Despite numerous changes over the past 30 years, Kyrgyzstan has maintained its approach to supporting PRC interests. On Uyghur issues, Bishkek has sided with Beijing from the beginning, enacting policies and fomenting sentiments that frame the groups that protested ethnic-based discriminative policies in Xinjiang as terrorists. An independent journalist who tried to write about this reality in connection with the 2016 Chinese Embassy bombing in Bishkek was subsequently barred from entering the PRC. He was approached by local law enforcement who told him that the PRC ambassador intervened and protested his reporting (Author’s interview, 2022). Today, few Kyrgyz citizens know about the discriminative policies that the ethnic minorities across the border are suffering, including land grabs, eradication of ethnic languages, denial of access to education, and unemployment.

Bishkek even evokes a sense of pragmatism and patriotism among the population as a response to any negative comments about Beijing. In explaining this approach, a Kyrgyz member of parliament (MP) told me that no one had to physically intimidate or threaten him. Coercion was calm and indirect, with members of the Presidential Administration simply saying, “We need financial support from China, when you speak out on China like this, do you think that they will still give us money? Think about what you said and how many poor Kyrgyz lives here you will cost” (Author’s interview, 2021). This same parliamentarian once made a request to the Foreign Ministry to initiate an investigation on the conditions of Kyrgyz citizens who have been detained in the re-education camps across the border.

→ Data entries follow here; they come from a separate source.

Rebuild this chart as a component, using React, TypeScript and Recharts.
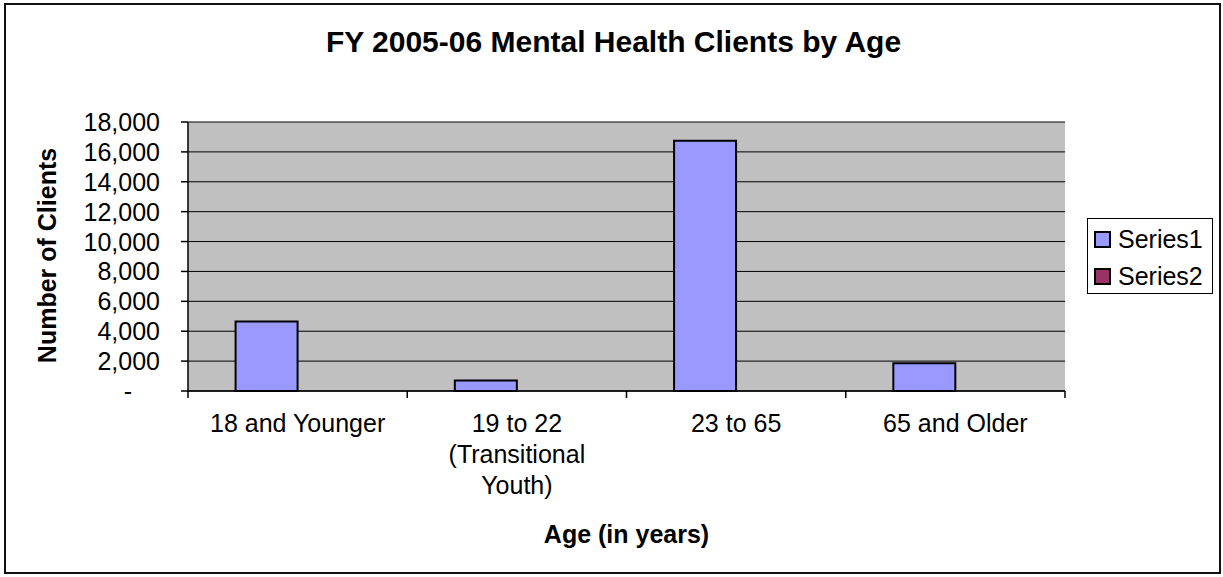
import { BarChart, Bar, XAxis, YAxis, CartesianGrid, Legend } from 'recharts';

const categories = ['18 and Younger', '19 to 22 (Transitional Youth)', '23 to 65', '65 and Older'];
const series1Values = [4650, 700, 16750, 1850];
const series2Values: (number | null)[] = [null, null, null, null];
const yTicks = [0, 2000, 4000, 6000, 8000, 10000, 12000, 14000, 16000, 18000];

const data = categories.map((name, i) => ({
  name,
  Series1: series1Values[i],
  Series2: series2Values[i],
}));

const FONT = "'Liberation Sans', Arial, sans-serif";

// wrap a category label on word boundaries, Excel style
const wrapLabel = (text: string, maxChars: number): string[] => {
  const lines: string[] = [];
  let cur = '';
  text.split(' ').forEach((w) => {
    const next = cur ? cur + ' ' + w : w;
    if (next.length > maxChars && cur) {
      lines.push(cur);
      cur = w;
    } else {
      cur = next;
    }
  });
  if (cur) lines.push(cur);
  return lines;
};

const YTick = ({ x, y, payload }: any) => {
  const v = payload.value as number;
  return (
    <text
      x={v === 0 ? x - 28 : x}
      y={y}
      dy={9}
      textAnchor="end"
      fontSize={25}
      fontFamily={FONT}
      fill="#000"
    >
      {v === 0 ? '-' : v.toLocaleString('en-US')}
    </text>
  );
};

// category label plus Excel-style tick marks on the category boundaries
const XTick = ({ x, y, payload, index, visibleTicksCount }: any) => {
  const lines = wrapLabel(payload.value, 15);
  const half = typeof payload.offset === 'number' ? payload.offset : 0;
  const last = index === visibleTicksCount - 1;
  return (
    <g>
      {half > 0 && <line x1={x - half} x2={x - half} y1={y} y2={y + 7} stroke="#000" strokeWidth={1.5} />}
      {half > 0 && last && <line x1={x + half} x2={x + half} y1={y} y2={y + 7} stroke="#000" strokeWidth={1.5} />}
      <text x={x} y={y} textAnchor="middle" fontSize={25} fontFamily={FONT} fill="#000">
        {lines.map((l, i) => (
          <tspan key={i} x={x} dy={i === 0 ? 41 : 31}>
            {l}
          </tspan>
        ))}
      </text>
    </g>
  );
};

const LegendBox = ({ payload }: any) => (
  <div
    style={{
      width: 126,
      height: 76,
      boxSizing: 'border-box',
      border: '1px solid #000',
      background: '#fff',
      paddingTop: 2,
      paddingLeft: 6,
      fontFamily: FONT,
      fontSize: 25,
      color: '#000',
    }}
  >
    {(payload || []).map((entry: any) => (
      <div key={entry.value} style={{ display: 'flex', alignItems: 'center', height: 37 }}>
        <span
          style={{
            display: 'inline-block',
            width: 17,
            height: 17,
            boxSizing: 'border-box',
            border: '2px solid #000',
            background: entry.color,
            marginRight: 7,
          }}
        />
        <span style={{ lineHeight: '37px' }}>{entry.value}</span>
      </div>
    ))}
  </div>
);

export default function App() {
  return (
    <div style={{ position: 'absolute', left: 0, top: 0, width: 1223, height: 577, background: '#fff' }}>
      <BarChart
        width={1223}
        height={577}
        data={data}
        margin={{ top: 122, right: 158, left: 0, bottom: 0 }}
        barCategoryGap="21.7%"
        barGap={0}
      >
        <CartesianGrid xAxisId="cat" vertical={false} fill="#C0C0C0" fillOpacity={1} stroke="#000" strokeWidth={1} />
        <XAxis
          xAxisId="cat"
          dataKey="name"
          height={186}
          interval={0}
          tick={<XTick />}
          tickSize={0}
          tickMargin={0}
          tickLine={false}
          axisLine={{ stroke: '#000', strokeWidth: 1.5 }}
        />
        <XAxis
          xAxisId="top"
          orientation="top"
          height={0}
          tick={false}
          tickLine={false}
          axisLine={{ stroke: '#808080', strokeWidth: 2 }}
        />
        <YAxis
          width={188}
          domain={[0, 18000]}
          ticks={yTicks}
          interval={0}
          tick={<YTick />}
          tickSize={7}
          tickMargin={21}
          tickLine={{ stroke: '#000', strokeWidth: 1.5 }}
          axisLine={{ stroke: '#000', strokeWidth: 1.5 }}
        />
        <YAxis
          yAxisId="right"
          orientation="right"
          width={0}
          tick={false}
          tickLine={false}
          axisLine={{ stroke: '#808080', strokeWidth: 2 }}
        />
        <Legend
          layout="vertical"
          align="center"
          verticalAlign="middle"
          content={<LegendBox />}
          wrapperStyle={{ left: 1087, top: 218, width: 126, height: 76 }}
        />
        <Bar xAxisId="cat" dataKey="Series1" name="Series1" fill="#9999FF" stroke="#000" strokeWidth={2} isAnimationActive={false} />
        <Bar xAxisId="cat" dataKey="Series2" name="Series2" fill="#993366" stroke="#000" strokeWidth={2} isAnimationActive={false} />
      </BarChart>
      <svg
        width={1223}
        height={577}
        style={{ position: 'absolute', left: 0, top: 0, pointerEvents: 'none' }}
      >
        <rect x={5} y={4} width={1215} height={569} fill="none" stroke="#111" strokeWidth={2} />
        <text x={613.5} y={52} textAnchor="middle" fontSize={30} fontWeight="bold" fontFamily={FONT} fill="#000">
          FY 2005-06 Mental Health Clients by Age
        </text>
        <text
          transform="translate(56,255.5) rotate(-90)"
          textAnchor="middle"
          fontSize={25}
          fontWeight="bold"
          fontFamily={FONT}
          fill="#000"
        >
          Number of Clients
        </text>
        <text x={626.5} y={543} textAnchor="middle" fontSize={25} fontWeight="bold" fontFamily={FONT} fill="#000">
          Age (in years)
        </text>
      </svg>
    </div>
  );
}
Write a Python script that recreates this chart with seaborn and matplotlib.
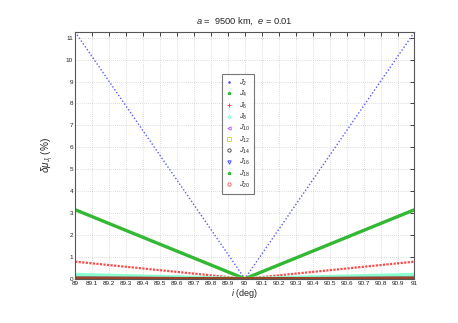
import numpy as np
import pandas as pd
import seaborn as sns
import matplotlib.pyplot as plt
from matplotlib.lines import Line2D

# ===== 数据 (端点读图) =====
incl = [89.0, 90.0, 91.0]
J2 = [11.26, 0.0, 11.26]
J4 = [3.15, 0.0, 3.15]
J6 = [0.78, 0.0, 0.78]
J8 = [0.19, 0.0, 0.19]
J10 = [0.08, 0.0, 0.08]
J12 = [0.04, 0.0, 0.04]
J14 = [0.03, 0.0, 0.03]
J16 = [0.02, 0.0, 0.02]
J18 = [0.015, 0.0, 0.015]
J20 = [0.01, 0.0, 0.01]
names = ["J2", "J4", "J6", "J8", "J10", "J12", "J14", "J16", "J18", "J20"]
legend_labels = ["$J_{2}$", "$J_{4}$", "$J_{6}$", "$J_{8}$", "$J_{10}$",
                 "$J_{12}$", "$J_{14}$", "$J_{16}$", "$J_{18}$", "$J_{20}$"]
xticks = [round(89 + 0.1 * k, 1) for k in range(21)]
yticks = list(range(12))

df = pd.DataFrame({"i": incl, "J2": J2, "J4": J4, "J6": J6, "J8": J8, "J10": J10,
                   "J12": J12, "J14": J14, "J16": J16, "J18": J18, "J20": J20})

# ===== 样式 =====
sns.set_style("white")
plt.rcParams['font.family'] = ['Liberation Sans', 'DejaVu Sans']
plt.rcParams['mathtext.fontset'] = 'custom'
plt.rcParams['mathtext.it'] = 'Liberation Sans:italic'
plt.rcParams['mathtext.rm'] = 'Liberation Sans'

colors = ["#5a5aff", "#33b833", "#ff4a4a", "#8affd0", "#b566ff",
          "#ccdd55", "#555555", "#4a4aff", "#33b833", "#ff6a6a"]
markers = [".", "*", "+", "^", "<", "s", "o", "v", "*", "o"]
line_styles = [
    dict(ls=(0, (1, 1.5)), lw=1.0),
    dict(ls="-", lw=2.4),
    dict(ls=(0, (1, 0.6)), lw=1.6),
    dict(ls="-", lw=2.6),
    dict(ls="-", lw=1.6),
    dict(ls="-", lw=2.0),
    dict(ls="-", lw=2.0),
    dict(ls="-", lw=2.0),
    dict(ls="-", lw=2.4),
    dict(ls="-", lw=2.4),
]
draw_colors = colors[:]
draw_colors[9] = "#9a4428"  # 底部重叠带的颜色

fig = plt.figure(figsize=(4.58, 3.23), dpi=100)
ax = fig.add_axes([0.164, 0.137, 0.741, 0.764])

for k, name in enumerate(names):
    sns.lineplot(data=df, x="i", y=name, ax=ax, color=draw_colors[k],
                 legend=False, **line_styles[k])

ax.set_xlim(89, 91)
ax.set_ylim(0, 11.26)
ax.set_xticks(xticks)
ax.set_xticklabels([("%g" % v) for v in xticks])
ax.set_yticks(yticks)
ax.tick_params(direction="in", length=3, width=0.6, labelsize=4.6,
               top=True, right=True, pad=1.5, colors="#222222")
ax.grid(True, ls=(0, (1, 2)), lw=0.5, color="#bbbbbb")
for sp in ax.spines.values():
    sp.set_color("#555555")
    sp.set_linewidth(0.8)

ax.set_title("$a$ =  9500 km,  $e$ = 0.01", fontsize=6.7, pad=6)
ax.set_xlabel("$i$ (deg)", fontsize=6.5, labelpad=1)
ax.set_ylabel(r"$\delta\mu_{J_i}$ (%)", fontsize=7.2, labelpad=8)

handles = [Line2D([], [], ls="none", marker=markers[k], color=colors[k],
                  markerfacecolor=("none" if markers[k] in ("^", "<", "s", "o", "v") else colors[k]),
                  markersize=2.4, markeredgewidth=0.7) for k in range(10)]
leg = ax.legend(handles, legend_labels, loc="upper left",
                bbox_to_anchor=(0.433, 0.83), fontsize=5.3, frameon=True,
                fancybox=False, edgecolor="#555555", labelspacing=0.16,
                handlelength=1.0, handletextpad=0.8, borderpad=0.5,
                borderaxespad=0)
leg.get_frame().set_linewidth(0.8)

fig.savefig("out.png", dpi=100)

The rationale today is that voices critical of Beijing are not conducive to local development and hurt Kyrgyzstan’s economic interests. Therefore, all protection of PRC interests in the country are justified. This approach seems to have worked, the Kyrgyz MP told me. “Only because of my little speech can China deprive us of grants. I understood that with this action. I can make a huge mistake that may lead to even worse economic situation for my Kyrgyz people” (Author’s interview, 2021).

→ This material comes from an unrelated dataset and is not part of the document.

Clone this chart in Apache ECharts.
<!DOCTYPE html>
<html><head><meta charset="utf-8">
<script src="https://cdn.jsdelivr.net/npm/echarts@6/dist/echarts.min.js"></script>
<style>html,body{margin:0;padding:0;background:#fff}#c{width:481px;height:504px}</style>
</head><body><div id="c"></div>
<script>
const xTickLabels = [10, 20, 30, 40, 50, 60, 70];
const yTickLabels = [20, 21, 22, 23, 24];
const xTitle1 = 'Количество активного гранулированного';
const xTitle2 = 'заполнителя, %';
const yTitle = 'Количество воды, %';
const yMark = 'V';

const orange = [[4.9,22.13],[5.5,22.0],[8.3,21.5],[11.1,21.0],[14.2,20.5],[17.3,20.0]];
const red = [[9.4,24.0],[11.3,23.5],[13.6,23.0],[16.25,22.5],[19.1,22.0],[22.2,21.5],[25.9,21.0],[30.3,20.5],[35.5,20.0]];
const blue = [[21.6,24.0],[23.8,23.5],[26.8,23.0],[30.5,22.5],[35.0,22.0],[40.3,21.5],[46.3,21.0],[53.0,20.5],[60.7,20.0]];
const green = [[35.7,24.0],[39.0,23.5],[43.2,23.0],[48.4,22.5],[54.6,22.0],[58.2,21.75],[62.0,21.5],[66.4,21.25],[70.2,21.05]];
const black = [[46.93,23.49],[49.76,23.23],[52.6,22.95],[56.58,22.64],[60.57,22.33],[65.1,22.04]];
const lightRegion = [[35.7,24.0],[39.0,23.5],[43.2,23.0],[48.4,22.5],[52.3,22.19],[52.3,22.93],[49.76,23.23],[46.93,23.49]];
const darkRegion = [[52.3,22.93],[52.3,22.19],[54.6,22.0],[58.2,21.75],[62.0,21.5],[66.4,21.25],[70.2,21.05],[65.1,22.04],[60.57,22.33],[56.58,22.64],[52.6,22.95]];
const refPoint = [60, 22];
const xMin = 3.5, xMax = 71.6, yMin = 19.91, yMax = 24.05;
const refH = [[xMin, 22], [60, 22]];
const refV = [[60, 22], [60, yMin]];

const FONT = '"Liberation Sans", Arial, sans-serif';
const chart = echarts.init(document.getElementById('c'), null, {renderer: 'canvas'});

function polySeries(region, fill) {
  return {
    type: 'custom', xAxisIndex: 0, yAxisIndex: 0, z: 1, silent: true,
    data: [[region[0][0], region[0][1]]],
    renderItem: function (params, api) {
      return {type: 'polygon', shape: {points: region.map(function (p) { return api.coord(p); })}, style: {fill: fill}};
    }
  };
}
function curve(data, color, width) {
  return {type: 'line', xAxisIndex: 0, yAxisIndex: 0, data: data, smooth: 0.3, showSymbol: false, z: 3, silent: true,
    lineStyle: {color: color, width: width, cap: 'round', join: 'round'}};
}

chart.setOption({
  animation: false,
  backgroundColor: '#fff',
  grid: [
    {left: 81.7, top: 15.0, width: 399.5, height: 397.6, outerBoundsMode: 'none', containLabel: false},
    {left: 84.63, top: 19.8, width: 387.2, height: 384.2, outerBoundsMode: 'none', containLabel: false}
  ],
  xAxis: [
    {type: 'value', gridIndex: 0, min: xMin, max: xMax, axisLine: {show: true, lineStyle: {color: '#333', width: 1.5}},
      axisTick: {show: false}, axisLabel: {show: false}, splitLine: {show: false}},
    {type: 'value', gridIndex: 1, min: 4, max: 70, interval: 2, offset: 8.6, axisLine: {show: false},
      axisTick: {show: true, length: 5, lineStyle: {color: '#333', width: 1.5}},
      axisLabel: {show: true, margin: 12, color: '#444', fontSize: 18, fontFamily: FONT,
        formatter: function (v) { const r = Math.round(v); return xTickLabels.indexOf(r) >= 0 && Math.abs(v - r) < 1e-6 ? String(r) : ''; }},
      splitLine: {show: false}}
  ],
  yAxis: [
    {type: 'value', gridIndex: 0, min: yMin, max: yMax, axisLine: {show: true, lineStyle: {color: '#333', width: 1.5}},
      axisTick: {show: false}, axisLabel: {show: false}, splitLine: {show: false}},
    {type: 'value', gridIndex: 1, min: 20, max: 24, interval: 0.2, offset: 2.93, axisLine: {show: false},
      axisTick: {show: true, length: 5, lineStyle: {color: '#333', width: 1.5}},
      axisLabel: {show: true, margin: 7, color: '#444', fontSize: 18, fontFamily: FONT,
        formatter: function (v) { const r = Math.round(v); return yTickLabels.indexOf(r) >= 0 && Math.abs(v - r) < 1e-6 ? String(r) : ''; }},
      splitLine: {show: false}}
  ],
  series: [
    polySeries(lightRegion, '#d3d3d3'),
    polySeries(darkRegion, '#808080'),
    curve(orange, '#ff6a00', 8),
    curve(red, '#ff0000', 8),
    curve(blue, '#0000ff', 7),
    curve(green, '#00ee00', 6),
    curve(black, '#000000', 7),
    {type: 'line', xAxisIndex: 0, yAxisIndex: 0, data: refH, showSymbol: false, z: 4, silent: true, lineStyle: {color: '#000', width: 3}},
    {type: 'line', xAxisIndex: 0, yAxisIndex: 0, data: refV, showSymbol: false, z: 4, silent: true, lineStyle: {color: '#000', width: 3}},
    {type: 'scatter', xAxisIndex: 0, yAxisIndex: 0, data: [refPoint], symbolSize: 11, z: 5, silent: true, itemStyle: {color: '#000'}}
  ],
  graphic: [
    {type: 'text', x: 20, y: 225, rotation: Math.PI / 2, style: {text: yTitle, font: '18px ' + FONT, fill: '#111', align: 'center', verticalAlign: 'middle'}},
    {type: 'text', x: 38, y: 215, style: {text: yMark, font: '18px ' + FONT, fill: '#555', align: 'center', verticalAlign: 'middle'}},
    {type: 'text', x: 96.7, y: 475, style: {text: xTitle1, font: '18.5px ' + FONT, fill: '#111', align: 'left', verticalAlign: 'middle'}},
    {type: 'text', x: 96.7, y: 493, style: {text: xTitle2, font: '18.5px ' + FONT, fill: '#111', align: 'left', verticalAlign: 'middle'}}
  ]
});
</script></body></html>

Managing public memory is not just a domestic practice for Beijing. Abroad, the CCP uses a continuous, fluid, and adaptative approach to expanding its interests. The underlying method of coopting elites, suppressing independent voices, and eventually creating national dependency ends with the consolidation of resilience against any critical voices, be they official narratives or individual protests.

Today, the mountain range that makes up the eastern part of Kyrgyzstan is widely referred to within the country as “Tian Shan (天山),” the Chinese name. Even the public policy think tank at the American University of Central Asia in Bishkek is named the Tian Shan Policy Center. The designation “Uzengi-Kush” itself has been almost completely removed from public discourse.